DOE: Top 10 CHP Facts
Every year, more energy is lost as wasted heat in power generation in the US than the total annual energy use of Japan. But the use of combined heat and power technology, can cut wasted energy nearly in half, according to a Department of Energy blog post.
This fact ranks at number nine on the Energy Department’s post titled Top 10 Things You Didn’t Know About Combined Heat and Power.
The number one fact: During and after Hurricane Sandy, CHP systems played a key role in enabling hospitals, universities, schools and residential buildings to continue operations when the electricity grid went down in the hardest-hit localities.
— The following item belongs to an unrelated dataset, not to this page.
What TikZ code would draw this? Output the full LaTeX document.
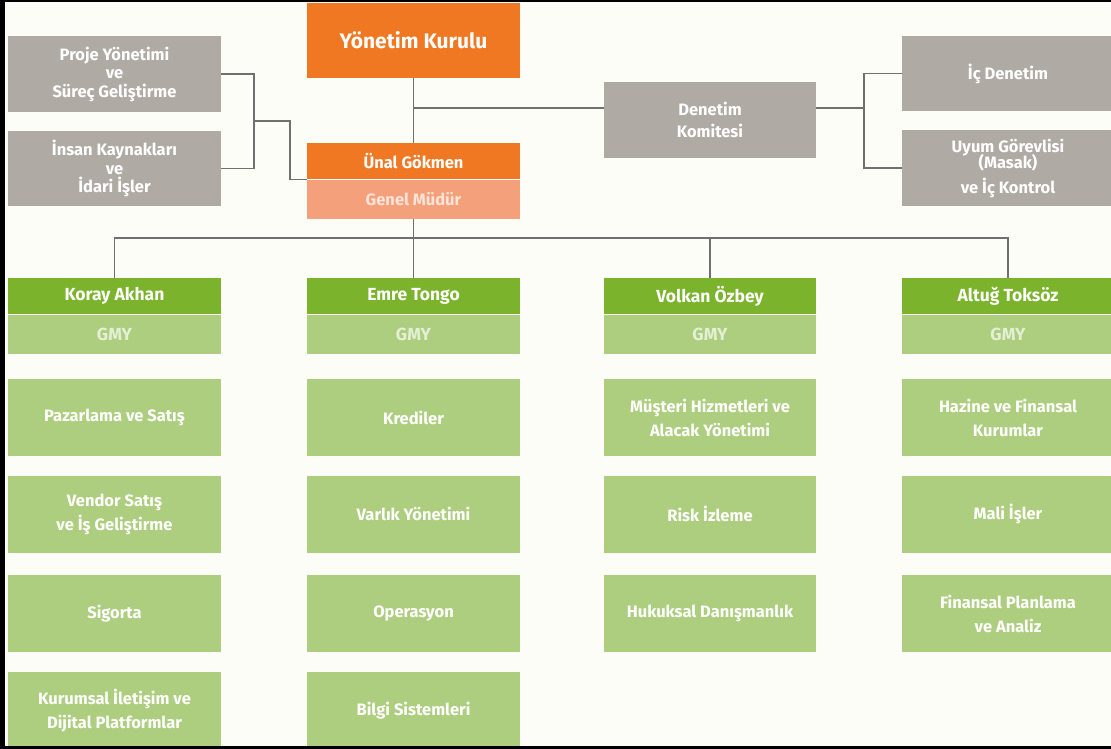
\documentclass[tikz,border=0pt]{standalone}
\usepackage{fontspec}
\setmainfont{Fira Sans}
\definecolor{bgc}{HTML}{FDFDF7}
\definecolor{orng}{HTML}{F07822}
\definecolor{salmon}{HTML}{F4A07B}
\definecolor{salmontext}{HTML}{FCE4D8}
\definecolor{boxgray}{HTML}{AFAAA4}
\definecolor{dgreen}{HTML}{7BB42C}
\definecolor{lgreen}{HTML}{ADCE7E}
\definecolor{gmytext}{HTML}{E4EFD6}
\definecolor{linec}{HTML}{707070}
\tikzset{
  box/.style={rectangle, inner sep=0pt, align=center, text=white,
    font=\bfseries\fontsize{16.5}{18.5}\selectfont, minimum width=213pt},
  graybox/.style={box, fill=boxgray, minimum height=76pt},
  orbox/.style={box, fill=orng},
  genbox/.style={box, fill=salmon, text=salmontext, minimum height=39pt},
  hdr/.style={box, fill=dgreen, minimum height=36pt, font=\bfseries\fontsize{17.5}{19}\selectfont},
  gmy/.style={box, fill=lgreen, minimum height=39pt, text=gmytext, font=\bfseries\fontsize{17.5}{19}\selectfont},
  unit/.style={box, fill=lgreen, minimum height=77pt, font=\bfseries\fontsize{16.5}{24}\selectfont},
  conn/.style={draw=linec, line width=1.2pt}
}
\begin{document}
\begin{tikzpicture}[x=1pt, y=-1pt]
\useasboundingbox (0,0) rectangle (1111,749);
\fill[bgc] (0,0) rectangle (1111,749);

% top area
\node[orbox, minimum height=75pt, font=\bfseries\fontsize{21}{23}\selectfont] (yk) at (413.5,40.5) {Yönetim Kurulu};
\node[orbox, minimum height=36pt] (unal) at (413.5,161) {Ünal Gökmen};
\node[genbox] (genel) at (413.5,199.5) {Genel Müdür};
\node[graybox] (proje) at (114.5,74) {Proje Yönetimi\\ve\\Süreç Geliştirme};
\node[graybox, minimum height=75pt] (insan) at (114.5,168.5) {İnsan Kaynakları\\ve\\İdari İşler};
\node[graybox, minimum width=212pt, font=\bfseries\fontsize{16.5}{22}\selectfont] (denetim) at (710,120) {Denetim\\Komitesi};
\node[graybox, minimum width=212pt, minimum height=75pt] (ic) at (1008,73.5) {İç Denetim};
\node[graybox, minimum width=212pt] (uyum) at (1008,168) {Uyum Görevlisi\\[-2pt](Masak)\\[6pt]ve İç Kontrol};

% columns
\node[hdr] (h1) at (114.5,296) {Koray Akhan};
\node[hdr] (h2) at (413.5,296) {Emre Tongo};
\node[hdr, minimum width=212pt] (h3) at (710,296) {Volkan Özbey};
\node[hdr, minimum width=212pt] (h4) at (1008,296) {Altuğ Toksöz};
\node[gmy] (g1) at (114.5,334.5) {GMY};
\node[gmy] (g2) at (413.5,334.5) {GMY};
\node[gmy, minimum width=212pt] (g3) at (710,334.5) {GMY};
\node[gmy, minimum width=212pt] (g4) at (1008,334.5) {GMY};

\node[unit] (a1) at (114.5,417.5) {Pazarlama ve Satış};
\node[unit] (a2) at (114.5,514) {Vendor Satış\\ve İş Geliştirme};
\node[unit] (a3) at (114.5,613.5) {Sigorta};
\node[unit] (a4) at (114.5,710.5) {Kurumsal İletişim ve\\Dijital Platformlar};

\node[unit] (b1u) at (413.5,417.5) {Krediler};
\node[unit] (b2u) at (413.5,514) {Varlık Yönetimi};
\node[unit] (b3u) at (413.5,613.5) {Operasyon};
\node[unit] (b4u) at (413.5,710.5) {Bilgi Sistemleri};

\node[unit, minimum width=212pt] (c1u) at (710,417.5) {Müşteri Hizmetleri ve\\Alacak Yönetimi};
\node[unit, minimum width=212pt] (c2u) at (710,514) {Risk İzleme};
\node[unit, minimum width=212pt] (c3u) at (710,613.5) {Hukuksal Danışmanlık};

\node[unit, minimum width=212pt] (d1u) at (1008,417.5) {Hazine ve Finansal\\Kurumlar};
\node[unit, minimum width=212pt] (d2u) at (1008,514) {Mali İşler};
\node[unit, minimum width=212pt] (d3u) at (1008,613.5) {Finansal Planlama\\ve Analiz};

% connectors
\coordinate (j1) at (413.5,108);
\coordinate (j2) at (864,108);
\coordinate (j3) at (254,121);
\coordinate (j4) at (290,121);
\coordinate (hb) at (413.5,238);
\draw[conn] (yk.south) -- (unal.north);
\draw[conn] (j1) -- (j1 -| denetim.west);
\draw[conn] (j2 -| denetim.east) -- (j2);
\draw[conn] (ic.west) -| (j2);
\draw[conn] (uyum.west) -| (j2);
\draw[conn] (proje.east) -| (j3);
\draw[conn] (insan.east) -| (j3);
\draw[conn] (j3) -- (j4) |- (unal.south west);
\draw[conn] (genel.south) -- (hb);
\draw[conn] (h1.north) -- (h1.north |- hb) -- (h4.north |- hb) -- (h4.north);
\draw[conn] (h2.north) -- (h2.north |- hb);
\draw[conn] (h3.north) -- (h3.north |- hb);

% frame
\fill[black] (0,0) rectangle (1111,2);
\fill[black] (0,0) rectangle (5,749);
\fill[black] (0,746) rectangle (1111,749);
\end{tikzpicture}
\end{document}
This proves, the Energy Departmant says, that CHP is a “sound choice” in making our energy infrastructure more resilient in the face of extreme weather events.
The Top 10 also mentions, at number two, that since 2003 the Energy Department has been working to grow the CHP market through technical assistance partnerships – most recently with seven new projects that will operate regionally and collectively across the US. Between 2009 and 2012 the partnerships have provided technical support to more than 440 CHP projects, the post says.
At number three, the Department points out that President Obama last year set a goal of 40 GW of new CHP by the end of 2020. Meeting this goal would save American manufacturers and companies $10 billion each year in energy costs, result in $40 to $80 billion in new capital investment in plants and facilities that would create American jobs, and reduce carbon pollution by 150 million metric tons, the Department says.
In July, the American Council for an Energy Efficient Economy argued that CHP’s system-wide benefits are not well understood in the United States and that the business models of utilities are actually a disincentive for CHP. If utilities could better understand and value the benefits of CHP to their systems as a whole, they could stimulate tremendous growth in the technology, offering their customers lower cost energy and improved system resiliency, all while reducing harmful emissions.